The standards of integrity and the penalties of dishonesty apply equally to

  • ideas, words, and speech
  • visual images, recordings, performances, and files
  • audio recordings, performances, and files
  • all electrochemical means of storage and communication
  • use of computing facilities and resources in violation of copyright laws

I will vigorously pursue prosecution of academic dishonesty to the very limit of sanctions allowed by the university, up to and including failure of the course and expulsion from the university.  I will just as vigorously work with students to prevent even unintended lapses of integrity.

While student media producers retain copyright ownership of their respective work, enrollment in this course constitutes your permission to let the university, the department, the professor, their representatives, and successors, exhibit and distribute for promotional purposes those media projects submitted in fulfillment of course assignments.  Your enrollment further implies consent to be photographed in class or while working on class projects.  Without any effect on your grade, you may withhold or limit such permission by indicating your wish to do so in a note to your professor signed, witnessed, and dated, before the university’s last day to drop-add.

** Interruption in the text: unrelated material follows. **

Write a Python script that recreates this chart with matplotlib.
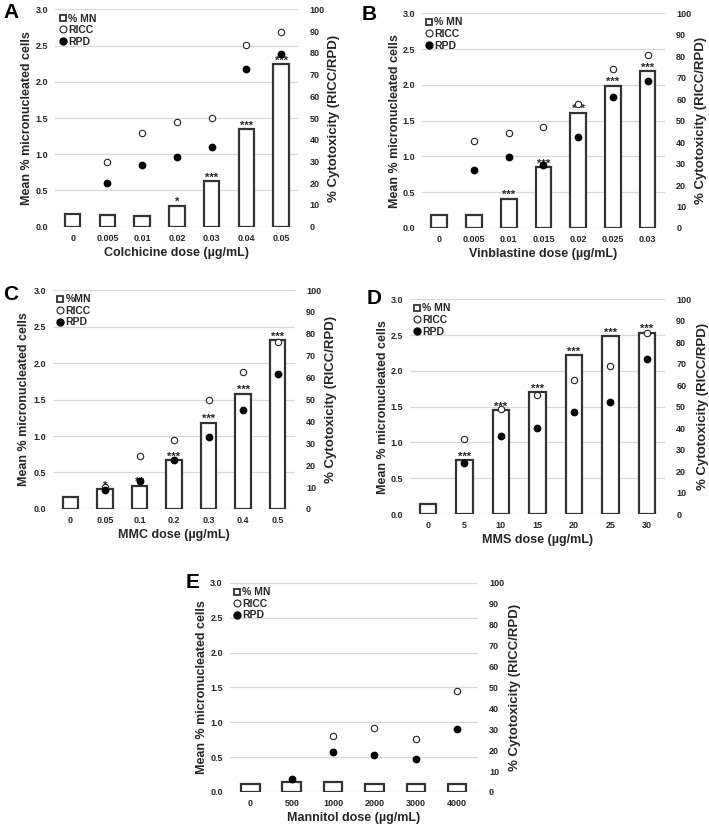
import numpy as np
import matplotlib
matplotlib.use("Agg")
import matplotlib.pyplot as plt
from matplotlib.lines import Line2D

plt.rcParams['font.family'] = ['Liberation Sans', 'DejaVu Sans']
plt.rcParams['font.weight'] = 'bold'

nan = np.nan

# A - colchicine
colch_doses = ["0", "0.005", "0.01", "0.02", "0.03", "0.04", "0.05"]
colch_mn = [0.17, 0.16, 0.15, 0.29, 0.63, 1.35, 2.24]
colch_ricc = [nan, 29.6, 42.9, 48.3, 49.8, 83.6, 89.6]
colch_rpd = [nan, 20.1, 28.4, 32.2, 36.8, 72.5, 79.4]
colch_sig = ["", "", "", "*", "***", "***", "***"]

# B - vinblastine
vinb_doses = ["0", "0.005", "0.01", "0.015", "0.02", "0.025", "0.03"]
vinb_mn = [0.18, 0.18, 0.41, 0.85, 1.61, 1.99, 2.19]
vinb_ricc = [nan, 40.3, 44.0, 47.1, 57.5, 74.2, 80.4]
vinb_rpd = [nan, 26.9, 33.1, 29.2, 42.5, 61.1, 68.3]
vinb_sig = ["", "", "***", "***", "***", "***", "***"]

# C - MMC
mmc_doses = ["0", "0.05", "0.1", "0.2", "0.3", "0.4", "0.5"]
mmc_mn = [0.16, 0.27, 0.32, 0.67, 1.18, 1.58, 2.31]
mmc_ricc = [nan, 9.9, 24.4, 31.5, 49.8, 62.7, 76.1]
mmc_rpd = [nan, 8.7, 12.9, 22.4, 33.0, 45.1, 61.6]
mmc_sig = ["", "*", "**", "***", "***", "***", "***"]

# D - MMS
mms_doses = ["0", "5", "10", "15", "20", "25", "30"]
mms_mn = [0.145, 0.75, 1.45, 1.70, 2.22, 2.48, 2.53]
mms_ricc = [nan, 34.7, 49.0, 55.2, 62.2, 69.1, 84.1]
mms_rpd = [nan, 23.8, 36.2, 40.1, 47.7, 52.3, 72.2]
mms_sig = ["", "***", "***", "***", "***", "***", "***"]

# E - mannitol
mann_doses = ["0", "500", "1000", "2000", "3000", "4000"]
mann_mn = [0.12, 0.145, 0.145, 0.12, 0.115, 0.12]
mann_ricc = [nan, nan, 27.0, 30.8, 25.4, 48.3]
mann_rpd = [nan, 6.4, 19.1, 17.5, 15.9, 30.3]
mann_sig = ["", "", "", "", "", ""]

fig = plt.figure(figsize=(7.09, 8.26), dpi=100)

EDGE = "#333333"
GRID = "#d9d9d9"
TXT = "#262626"


def panel(rect, letter, letter_xy, lab_x, doses, mn, ricc, rpd, sig, xlabel, mn_label):
    ax = fig.add_axes(rect)
    x = np.arange(len(doses))
    ax.bar(x, mn, width=0.45, facecolor="white", edgecolor=EDGE, linewidth=1.6, zorder=3)
    for xi, h, s in zip(x, mn, sig):
        if s:
            ax.text(xi, h - 0.02, s, ha="center", va="bottom", fontsize=8, color=TXT)
    ax.set_ylim(0, 3.0)
    ax.set_yticks(np.arange(0, 3.01, 0.5))
    ax.set_yticklabels(["%.1f" % v for v in np.arange(0, 3.01, 0.5)])
    ax.set_xlim(-0.5, len(doses) - 0.5)
    ax.set_xticks(x)
    ax.set_xticklabels(doses)
    ax.yaxis.grid(True, color=GRID, linewidth=0.9, zorder=0)
    ax.set_axisbelow(True)
    for sp in ax.spines.values():
        sp.set_visible(False)
    ax.tick_params(length=0, labelsize=6.5, pad=5, labelcolor=TXT)
    ax.set_ylabel("Mean % micronucleated cells", fontsize=9, fontweight="bold", color=TXT)
    ax.yaxis.label.set_verticalalignment("center")
    ax.yaxis.set_label_coords(lab_x, 0.5)
    ax.set_xlabel(xlabel, fontsize=9, fontweight="bold", labelpad=3, color=TXT)

    ax2 = ax.twinx()
    ax2.plot(x, ricc, "o", ms=4.6, mfc="white", mec="#222222", mew=0.8, zorder=4)
    ax2.plot(x, rpd, "o", ms=4.6, mfc="black", mec="black", zorder=4)
    ax2.set_ylim(0, 100)
    ax2.set_yticks(np.arange(0, 101, 10))
    for sp in ax2.spines.values():
        sp.set_visible(False)
    ax2.tick_params(length=0, labelsize=6.5, pad=8, labelcolor=TXT)
    ax2.set_ylabel("% Cytotoxicity (RICC/RPD)", fontsize=9.5, fontweight="bold", color=TXT)
    ax2.yaxis.label.set_verticalalignment("center")
    ax2.yaxis.set_label_coords(1.148, 0.5)

    handles = [
        Line2D([], [], ls="none", marker="s", ms=5, mfc="white", mec=EDGE, mew=1.3),
        Line2D([], [], ls="none", marker="o", ms=5, mfc="white", mec="#222222", mew=0.8),
        Line2D([], [], ls="none", marker="o", ms=5, mfc="black", mec="black"),
    ]
    leg = ax2.legend(handles, [mn_label, "RICC", "RPD"], loc="upper left", frameon=False,
                     fontsize=7.5, handlelength=0.6, handletextpad=0.2, labelspacing=0.15,
                     borderaxespad=0.2, borderpad=0.2)
    for t in leg.get_texts():
        t.set_color(TXT)
    fig.text(letter_xy[0], letter_xy[1], letter, fontsize=15, fontweight="bold",
             ha="left", va="center")


panel([0.078, 0.7256, 0.343, 0.263], "A", (0.005, 0.985), -0.115, colch_doses, colch_mn,
      colch_ricc, colch_rpd, colch_sig, "Colchicine dose (µg/mL)", "% MN")
panel([0.595, 0.724, 0.343, 0.260], "B", (0.510, 0.983), -0.112, vinb_doses, vinb_mn,
      vinb_ricc, vinb_rpd, vinb_sig, "Vinblastine dose (µg/mL)", "% MN")
panel([0.075, 0.3838, 0.341, 0.265], "C", (0.005, 0.643), -0.122, mmc_doses, mmc_mn,
      mmc_ricc, mmc_rpd, mmc_sig, "MMC dose (µg/mL)", "%MN")
panel([0.578, 0.3777, 0.360, 0.260], "D", (0.517, 0.639), -0.106, mms_doses, mms_mn,
      mms_ricc, mms_rpd, mms_sig, "MMS dose (µg/mL)", "% MN")
panel([0.324, 0.0412, 0.350, 0.253], "E", (0.262, 0.295), -0.113, mann_doses, mann_mn,
      mann_ricc, mann_rpd, mann_sig, "Mannitol dose (µg/mL)", "% MN")

fig.savefig("out.png", dpi=100)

ACCESS, FACILITIES & EQUIPMENT

How might a disability affect my performance in this course? The college offers services to meet the accommodation needs of students with many types of disabilities. The Office for Students with Disabilities (OSD) provides services to students based upon documentation of a disability and a request for accommodations based on this disability. Please refer to Policy A008 (Reasonable Accommodations for Students with Disabilities).

How can I arrange to work after-hours in campus buildings? Online offerings of this course do not include access to campus facilities.

How do I arrange to borrow equipment for this weekend’s shoot?  Can I borrow equipment to shoot my cousin’s wedding? Equipment loan is not available to students enrolled in online offerings of this course.  Students are responsible for access to specified equipment.